■ **Given material**:
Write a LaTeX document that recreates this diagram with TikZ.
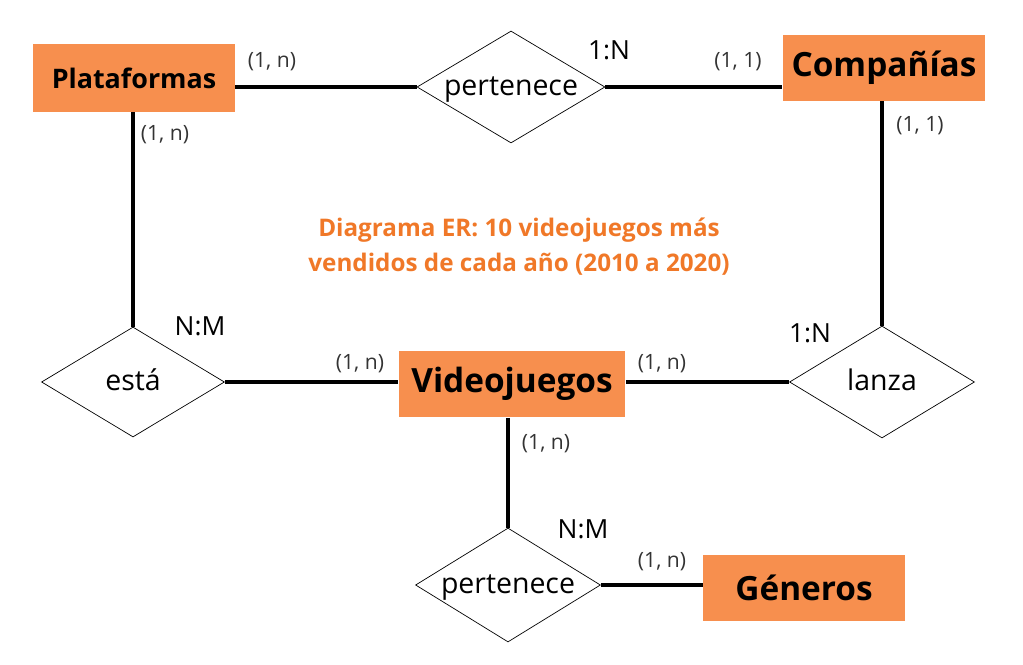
\documentclass[tikz,border=0pt]{standalone}
\usepackage{fontspec}
\setmainfont{Open Sans}
\usetikzlibrary{shapes.geometric}
\definecolor{boxorange}{RGB}{247,143,78}
\definecolor{titleorange}{RGB}{240,120,40}
\newcommand{\rellabel}[1]{\raisebox{-.55ex}[0pt][0pt]{\makebox[0pt]{#1}}}
\tikzset{
  entity/.style={fill=boxorange, font=\bfseries\fontsize{19}{21}\selectfont, inner sep=0pt},
  relation/.style={diamond, draw, thin, inner sep=0pt, font=\fontsize{16.2}{18}\selectfont},
  link/.style={line width=2.3pt},
  card/.style={font=\fontsize{12}{14}\selectfont, text=black!80},
  ratio/.style={font=\fontsize{15}{17}\selectfont}
}
\begin{document}
\begin{tikzpicture}[x=0.02cm, y=-0.02cm]
\useasboundingbox (0,0) rectangle (1023,665);

\node[entity, minimum width=4.04cm, minimum height=1.36cm, font=\bfseries\fontsize{15.3}{17}\selectfont] (plataformas) at (134,78) {Plataformas};
\node[entity, minimum width=4.06cm, minimum height=1.32cm] (companias) at (884,68) {Compañías};
\node[entity, minimum width=4.54cm, minimum height=1.34cm] (videojuegos) at (512,384) {Videojuegos};
\node[entity, minimum width=4.04cm, minimum height=1.32cm] (generos) at (804,588) {Géneros};

\node[relation, minimum width=3.76cm, minimum height=2.24cm] (pertenece) at (511,87) {\rellabel{pertenece}};
\node[relation, minimum width=3.66cm, minimum height=2.2cm] (esta) at (133,382) {\rellabel{está}};
\node[relation, minimum width=3.7cm, minimum height=2.24cm] (lanza) at (882,382) {\rellabel{lanza}};
\node[relation, minimum width=3.7cm, minimum height=2.28cm] (perteneceg) at (508,585) {\rellabel{pertenece}};

\draw[link] (plataformas.east |- pertenece.west) -- (pertenece.west);
\draw[link] (pertenece.east) -- (pertenece.east -| companias.west);
\draw[link] (plataformas.south -| esta.north) -- (esta.north);
\draw[link] (companias.south -| lanza.north) -- (lanza.north);
\draw[link] (esta.east) -- (esta.east -| videojuegos.west);
\draw[link] (videojuegos.east |- lanza.west) -- (lanza.west);
\draw[link] (videojuegos.south -| perteneceg.north) -- (perteneceg.north);
\draw[link] (perteneceg.east) -- (perteneceg.east -| generos.west);

\node[card] (c1) at (272,62) {(1, n)};
\node[ratio] (c2) at (609,50) {1:N};
\node[card] (c3) at (738,62) {(1, 1)};
\node[card] (c4) at (920,126) {(1, 1)};
\node[card] (c5) at (165,135) {(1, n)};
\node[ratio] (c6) at (200,326) {N:M};
\node[card] (c7) at (360,364) {(1, n)};
\node[card] (c8) at (662,364) {(1, n)};
\node[ratio] (c9) at (810,333) {1:N};
\node[card] (c10) at (546,444) {(1, n)};
\node[ratio] (c11) at (583,529) {N:M};
\node[card] (c12) at (662,562) {(1, n)};

\node[align=center, text=titleorange, font=\bfseries\fontsize{13.8}{20}\selectfont] (title) at (519,247) {Diagrama ER: 10 videojuegos más\\vendidos de cada año (2010 a 2020)};
\end{tikzpicture}
\end{document}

■ **Problem to solve**:
Leaving out the pictures, repeat the data above exactly.

■ **Complete response**:
Write a LaTeX document that recreates this diagram with TikZ.
\documentclass[tikz,border=0pt]{standalone}
\usepackage{fontspec}
\setmainfont{Open Sans}
\usetikzlibrary{shapes.geometric}
\definecolor{boxorange}{RGB}{247,143,78}
\definecolor{titleorange}{RGB}{240,120,40}
\newcommand{\rellabel}[1]{\raisebox{-.55ex}[0pt][0pt]{\makebox[0pt]{#1}}}
\tikzset{
  entity/.style={fill=boxorange, font=\bfseries\fontsize{19}{21}\selectfont, inner sep=0pt},
  relation/.style={diamond, draw, thin, inner sep=0pt, font=\fontsize{16.2}{18}\selectfont},
  link/.style={line width=2.3pt},
  card/.style={font=\fontsize{12}{14}\selectfont, text=black!80},
  ratio/.style={font=\fontsize{15}{17}\selectfont}
}
\begin{document}
\begin{tikzpicture}[x=0.02cm, y=-0.02cm]
\useasboundingbox (0,0) rectangle (1023,665);

\node[entity, minimum width=4.04cm, minimum height=1.36cm, font=\bfseries\fontsize{15.3}{17}\selectfont] (plataformas) at (134,78) {Plataformas};
\node[entity, minimum width=4.06cm, minimum height=1.32cm] (companias) at (884,68) {Compañías};
\node[entity, minimum width=4.54cm, minimum height=1.34cm] (videojuegos) at (512,384) {Videojuegos};
\node[entity, minimum width=4.04cm, minimum height=1.32cm] (generos) at (804,588) {Géneros};

\node[relation, minimum width=3.76cm, minimum height=2.24cm] (pertenece) at (511,87) {\rellabel{pertenece}};
\node[relation, minimum width=3.66cm, minimum height=2.2cm] (esta) at (133,382) {\rellabel{está}};
\node[relation, minimum width=3.7cm, minimum height=2.24cm] (lanza) at (882,382) {\rellabel{lanza}};
\node[relation, minimum width=3.7cm, minimum height=2.28cm] (perteneceg) at (508,585) {\rellabel{pertenece}};

\draw[link] (plataformas.east |- pertenece.west) -- (pertenece.west);
\draw[link] (pertenece.east) -- (pertenece.east -| companias.west);
\draw[link] (plataformas.south -| esta.north) -- (esta.north);
\draw[link] (companias.south -| lanza.north) -- (lanza.north);
\draw[link] (esta.east) -- (esta.east -| videojuegos.west);
\draw[link] (videojuegos.east |- lanza.west) -- (lanza.west);
\draw[link] (videojuegos.south -| perteneceg.north) -- (perteneceg.north);
\draw[link] (perteneceg.east) -- (perteneceg.east -| generos.west);

\node[card] (c1) at (272,62) {(1, n)};
\node[ratio] (c2) at (609,50) {1:N};
\node[card] (c3) at (738,62) {(1, 1)};
\node[card] (c4) at (920,126) {(1, 1)};
\node[card] (c5) at (165,135) {(1, n)};
\node[ratio] (c6) at (200,326) {N:M};
\node[card] (c7) at (360,364) {(1, n)};
\node[card] (c8) at (662,364) {(1, n)};
\node[ratio] (c9) at (810,333) {1:N};
\node[card] (c10) at (546,444) {(1, n)};
\node[ratio] (c11) at (583,529) {N:M};
\node[card] (c12) at (662,562) {(1, n)};

\node[align=center, text=titleorange, font=\bfseries\fontsize{13.8}{20}\selectfont] (title) at (519,247) {Diagrama ER: 10 videojuegos más\\vendidos de cada año (2010 a 2020)};
\end{tikzpicture}
\end{document}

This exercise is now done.